Collectif, Jentayu, hors-série 4, Mongolie, introduction de G. Mend-Ooyo, préface de Marc Alaux, postface de Raphaël Blanchier
Collectif, Jentayu, hors-série 4, Mongolie, introduction de G. Mend-Ooyo, préface de Marc Alaux, postface de Raphaël Blanchier, Andert-et-Condon, Éditions Jentayu, 2020
Texte intégral
Crédits : Éditions Jentayu
1Nombreux sont peut-être ceux d’entre nous qui, ayant eu la chance de parcourir la Mongolie, se reconnaîtront dans l’anecdote racontée par l’écrivain et voyageur Marc Alaux dans sa préface à ce numéro spécial « Mongolie » de la revue Jentayu, qui consacre depuis 2014 ses efforts à la mise en valeur des littératures asiatiques. Cette anthologie peut être lue comme un message transmis à ceux qui n’ont pas encore eu la chance de visiter le pays, et qui le connaissent surtout à travers les reportages magazines et les publicités des tour-opérateurs vantant l’attrait des grandes chevauchées sauvages à travers l’immensité des déserts et des steppes : donner la preuve que la Mongolie est aussi un grand pays de littérature, chose par beaucoup insoupçonnée. « Au milieu du Gobi, dans un hameau rongé de vent », se souvient Marc Alaux, « un vieil homme me déclare son admiration pour la littérature française : Hugo, Verlaine, Dumas… Le lecteur des confins cite Le Comte de Monte-Cristo, et, penché sur le carnet où j’esquisse une carte de la France, me demande d’y situer le château d’If ! » Marc Alaux confie alors au lecteur son désir de pouvoir un jour rendre la pareille à un touriste mongol.
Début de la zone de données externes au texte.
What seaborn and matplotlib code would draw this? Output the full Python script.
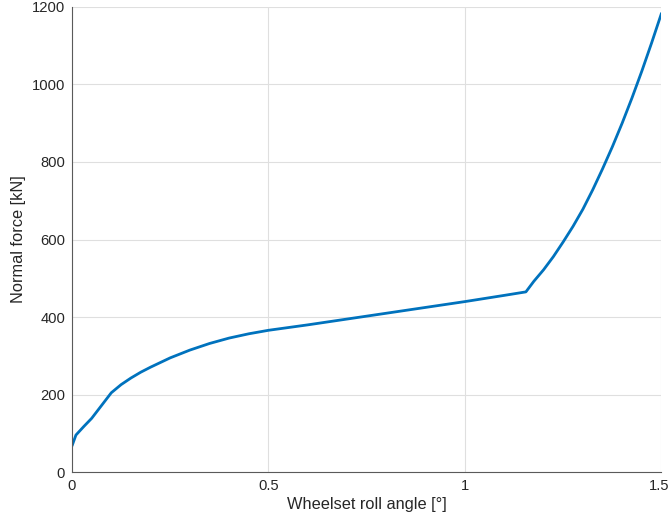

Ce rêve, nous dit-il, « a une chance d’être exaucé, grâce au présent volume ». Refermant le livre, je ne doute plus qu’il le sera un jour, si la détermination à faire découvrir la littérature mongole au public francophone est entretenue. C’est l’ambition de ce numéro spécial, qui propose un nouveau regard sur la Mongolie à travers sa littérature contemporaine, un regard frais et novateur à même de nous transporter tous au loin pour un voyage en prose et en vers.
2L’avant-propos de Marc Alaux, suivi par l’introduction de G. Mend-Ooyo, écrivain lui aussi et président de l’Académie de la culture et de la poésie de Mongolie, offrent au lecteur des éléments de contexte, permettant de situer ces textes contemporains dans une histoire littéraire à l’ancienneté et la richesse que l’on ne soupçonnerait pas nécessairement : de l’Histoire secrète des Mongols, considérée à la fois comme la première œuvre littéraire mongole et un témoignage historique sur la fondation du premier État mongol, à la littérature du xxie siècle, en passant par l’épopée d’origine tibétaine Geser, les contes et légendes d’origines orientales diverses, ainsi que les influences soviétiques et occidentales, les textes contemporains présentés par ce numéro de Jentayu s’inscrivent naturellement dans cette filiation.
3Les textes introductifs des deux fins connaisseurs et promoteurs de cette littérature que sont le Mongol G. Mend-Ooyo et le Français Marc Alaux offrent au lecteur des regards croisés qui se complètent harmonieusement. L’un comme l’autre insistent sur l’actualité de cette littérature, et sur sa pluralité. Littérature « organique et fraternelle » selon les mots de Marc Alaux, dont la lecture, « comme une incursion dans les vastes plaines, […] donne un surcroît d’intensité à l’existence ». Ainsi, non seulement elle « incarne la vie », apprécie l’écrivain, mais elle pose aussi la « question de notre capacité à accueillir l’étrange ». M. Alaux conclut l’avant-propos en rappelant ce principe de la littérature : « exister en tant que chemin, trait d’union entre deux mondes », un monde qui charrie l’héritage d’hier, mais néanmoins un monde « tout ce qu’il y a de plus actuel, réel et vivant ».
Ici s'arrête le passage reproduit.